Last week, prominent Darfuri scholar Ahmed Hussain Adam called the AU decision to send an electoral monitoring mission “a very regrettable move and utterly unacceptable”.

In a statement received by Radio Dabanga, Adam said that the pan-African body, by approving the mission, “clearly violates the very principles and guidelines of the AU”.

The AU Declaration on Principles Governing Democratic Election in Africa of 2002 “sets out clear guidelines, principles, and conditions for free and fair elections.
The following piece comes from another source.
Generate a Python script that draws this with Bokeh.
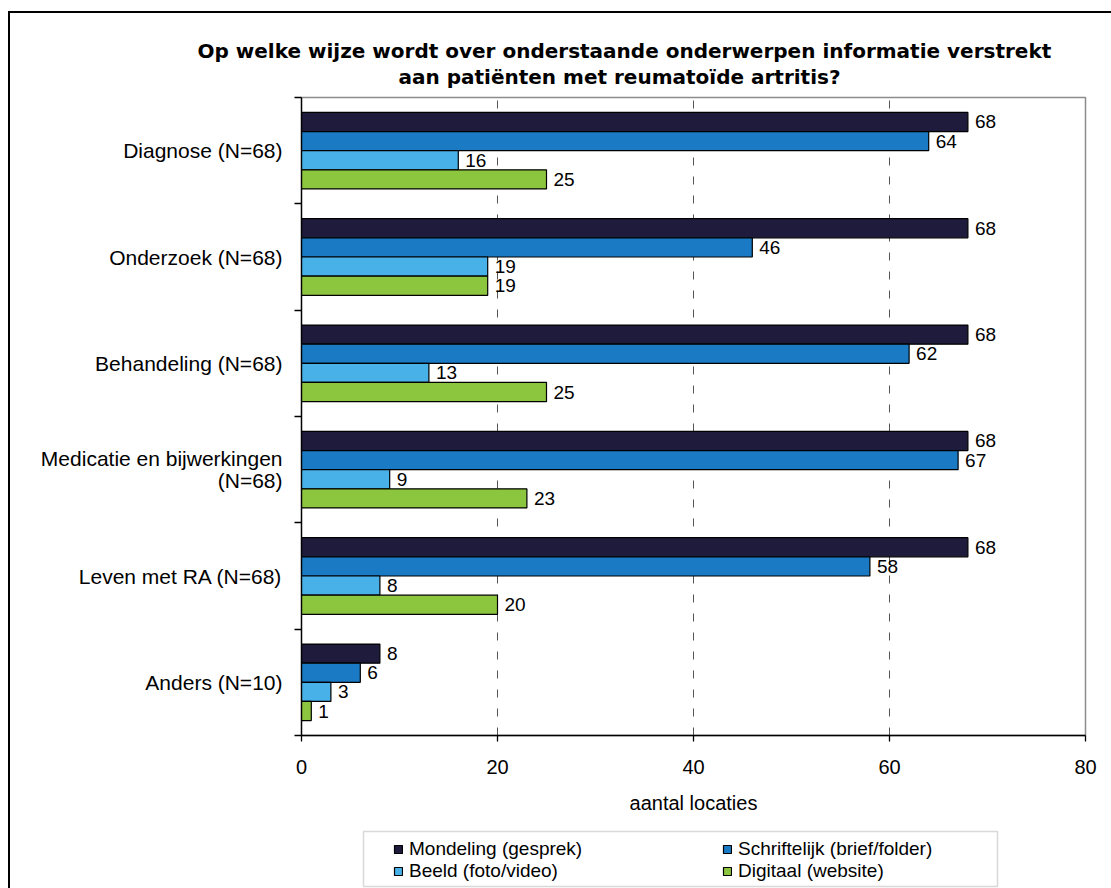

None of those principles and guidelines [..] are met by Sudan’s government,” he stressed.

‘The Sudanese deserve better’

The EU refrained from sending observers to Sudan, saying that the electoral environment in the country is far from conducive.

“The failure to initiate a genuine national dialogue one year after it was announced by the Government of Sudan is a setback for the welfare of the people of Sudan,” EU foreign Affairs Chief Federica Mogherini stated on Thursday.

“When dialogue is bypassed, some groups are excluded and civil and political rights are infringed, the upcoming elections cannot produce a credible result with legitimacy throughout the country. The people of Sudan deserve better. We therefore chose not to engage in support of these elections.”